Smarter IDO inhibitor profiling using biophysical, biochemical and cellular target engagement approaches
Abstract
In small molecule drug discovery for intracellular enzyme inhibitors, it is essential to have an efficient and informative hit profiling strategy in place that ideally measures target engagement in situ.
Using inhibitors of the immuno-oncology target indoleamine 2,3-dioxygenase 1 (IDO1) as an illustrative example, we have utilised biophysical, biochemical and cellular approaches to demonstrate a robust paradigm for characterising hit compounds. In particular, a product detection-based readout was used to assess IDO1 activity from purified protein and cellular sources. Thermal shift was used as an orthogonal biophysical approach to IDO1 activity and cellular thermal shift assay (CETSA) was used to assess intracellular target engagement. An inhibitor of the related enzyme, tryptophan 2,3-dioxygenase 2 (TDO), was used as a specificity control.
The results of this multifaceted approach showed qualitative agreement between techniques.

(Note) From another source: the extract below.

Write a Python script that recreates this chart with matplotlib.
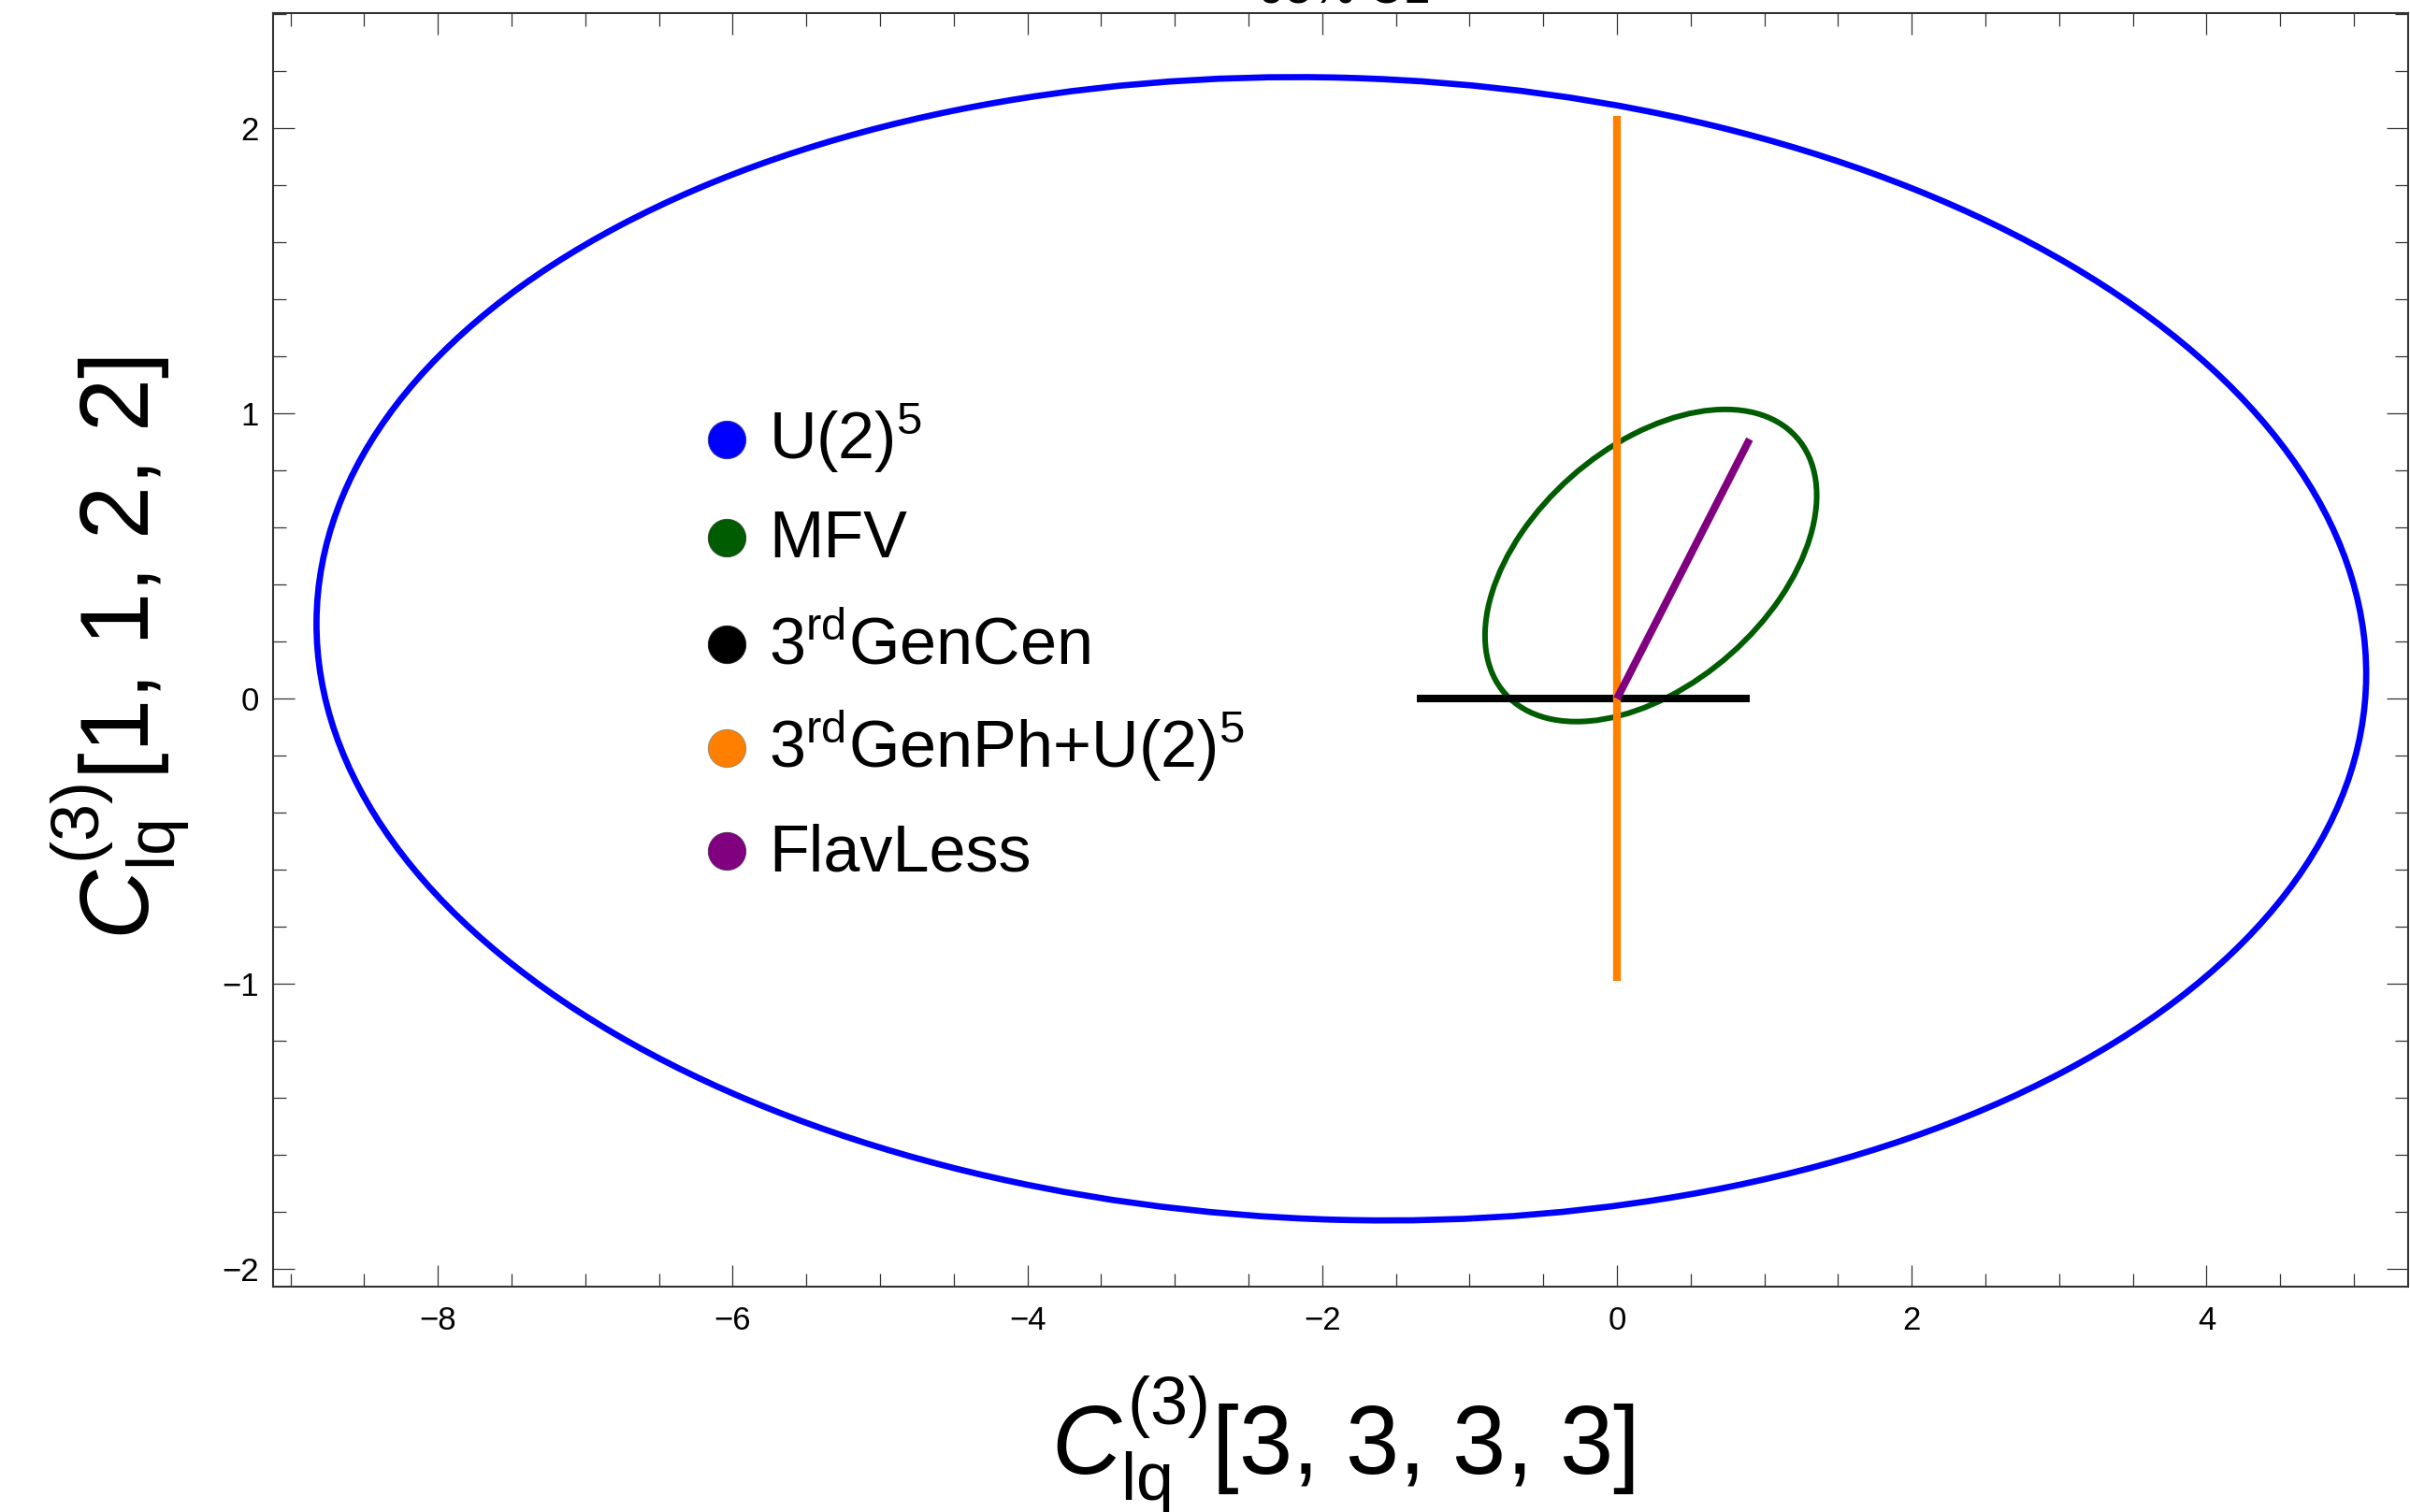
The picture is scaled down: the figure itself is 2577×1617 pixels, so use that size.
import numpy as np
import matplotlib
matplotlib.use("Agg")
import matplotlib.pyplot as plt
from matplotlib.patches import Ellipse
from matplotlib.lines import Line2D
from matplotlib.ticker import MultipleLocator

plt.rcParams['font.family'] = ['Liberation Sans', 'DejaVu Sans']
plt.rcParams['mathtext.fontset'] = 'custom'
plt.rcParams['mathtext.rm'] = 'Liberation Sans'
plt.rcParams['mathtext.it'] = 'Liberation Sans:italic'
plt.rcParams['mathtext.bf'] = 'Liberation Sans:bold'

# ---- data -------------------------------------------------------------
# 95% CL ellipses: centre and shape matrix (x = c + L u, |u| = 1, M = L L^T)
u2_center = [-1.87, 0.175]
u2_shape = [[48.35, -0.61], [-0.61, 4.018]]
mfv_center = [0.230, 0.467]
mfv_shape = [[1.266, 0.2765], [0.2765, 0.2996]]

# one-parameter scenarios (segments)
gencen_x = [-1.36, 0.90]
gencen_y = [0.0, 0.0]
genph_x = [0.0, 0.0]
genph_y = [-0.99, 2.043]
flavless_x = [0.0, 0.90]
flavless_y = [0.0, 0.91]

legend_labels = [r'U(2)$^{5}$', 'MFV', r'3$^{\mathrm{rd}}$GenCen',
                 r'3$^{\mathrm{rd}}$GenPh+U(2)$^{5}$', 'FlavLess']
legend_colors = ['#0000FF', '#005C00', '#000000', '#FF8000', '#800080']
legend_edges = ['#3030A0', '#2E4A2E', '#202020', '#A08060', '#603060']

x_major = [-8, -6, -4, -2, 0, 2, 4]
y_major = [-2, -1, 0, 1, 2]
xlim = (-9.118, 5.368)
ylim = (-2.060, 2.404)

# ---- figure -----------------------------------------------------------
W, H = 2577, 1617
fig = plt.figure(figsize=(W / 100, H / 100), dpi=100)
ax = fig.add_axes([292 / W, 241.5 / H, (2575 - 292) / W, (1603 - 241.5) / H])


def add_ellipse(center, shape, color, lw):
    vals, vecs = np.linalg.eigh(np.array(shape))
    major = vecs[:, 1]
    angle = np.degrees(np.arctan2(major[1], major[0]))
    e = Ellipse(center, 2 * np.sqrt(vals[1]), 2 * np.sqrt(vals[0]), angle=angle,
                facecolor='none', edgecolor=color, lw=lw)
    ax.add_patch(e)


add_ellipse(u2_center, u2_shape, legend_colors[0], 4.8)
add_ellipse(mfv_center, mfv_shape, legend_colors[1], 4.3)
ax.plot(gencen_x, gencen_y, color=legend_colors[2], lw=5.8, solid_capstyle='butt')
ax.plot(genph_x, genph_y, color=legend_colors[3], lw=6.0, solid_capstyle='butt')
ax.plot(flavless_x, flavless_y, color=legend_colors[4], lw=5.8, solid_capstyle='butt')

ax.set_xlim(*xlim)
ax.set_ylim(*ylim)
ax.set_xticks(x_major)
ax.set_yticks(y_major)
ax.xaxis.set_minor_locator(MultipleLocator(0.5))
ax.yaxis.set_minor_locator(MultipleLocator(0.2))
ax.tick_params(which='both', direction='in', top=True, right=True,
               labeltop=False, labelright=False, color='#333333', width=0.9)
ax.tick_params(which='major', length=16.5, labelsize=25)
ax.tick_params(which='minor', length=10)
ax.tick_params(axis='x', which='major', pad=15)
ax.tick_params(axis='y', which='major', pad=11)
for s in ax.spines.values():
    s.set_color('#333333')
    s.set_linewidth(1.5)

# axis labels
fig.text(1436 / W, (H - 1576) / H, r'$C_{\mathrm{lq}}^{(3)}$[3, 3, 3, 3]',
         ha='center', va='baseline', fontsize=74)
fig.text(160 / W, (H - 693) / H, r'$C_{\mathrm{lq}}^{(3)}$[1, 1, 2, 2]',
         ha='center', va='baseline', rotation=90, rotation_mode='anchor',
         fontsize=74)

# title (sits above the top edge)
fig.text(1437 / W, 1 - 4 / H, '95% CL', ha='center', va='baseline', fontsize=37)

# legend
row_px = [470, 575, 689, 800, 910]
for lab, col, edge, ypx in zip(legend_labels, legend_colors, legend_edges, row_px):
    fig.add_artist(Line2D([777 / W], [(H - ypx) / H], marker='o', markersize=29,
                          markerfacecolor=col, markeredgecolor=edge,
                          markeredgewidth=0.7, linestyle='none',
                          transform=fig.transFigure))
    fig.text(822 / W, (H - ypx - 21) / H, lab, ha='left', va='baseline',
             fontsize=50.5)

fig.savefig('out.png', dpi=100)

As expected, there were specific differences in inhibitor potency across assays, for example, with enzyme vs. cellular IDO1 activity, along with some unexpected findings with the TDO inhibitor, indicating that no single technique is sufficient to fully interpret the relationship between enzyme and cellular IDO pharmacology.
In conclusion, the results suggest that a strong correlation between intracellular target engagement and cell efficacy strengthens the hit identification process for future hit-to-lead drug discovery projects.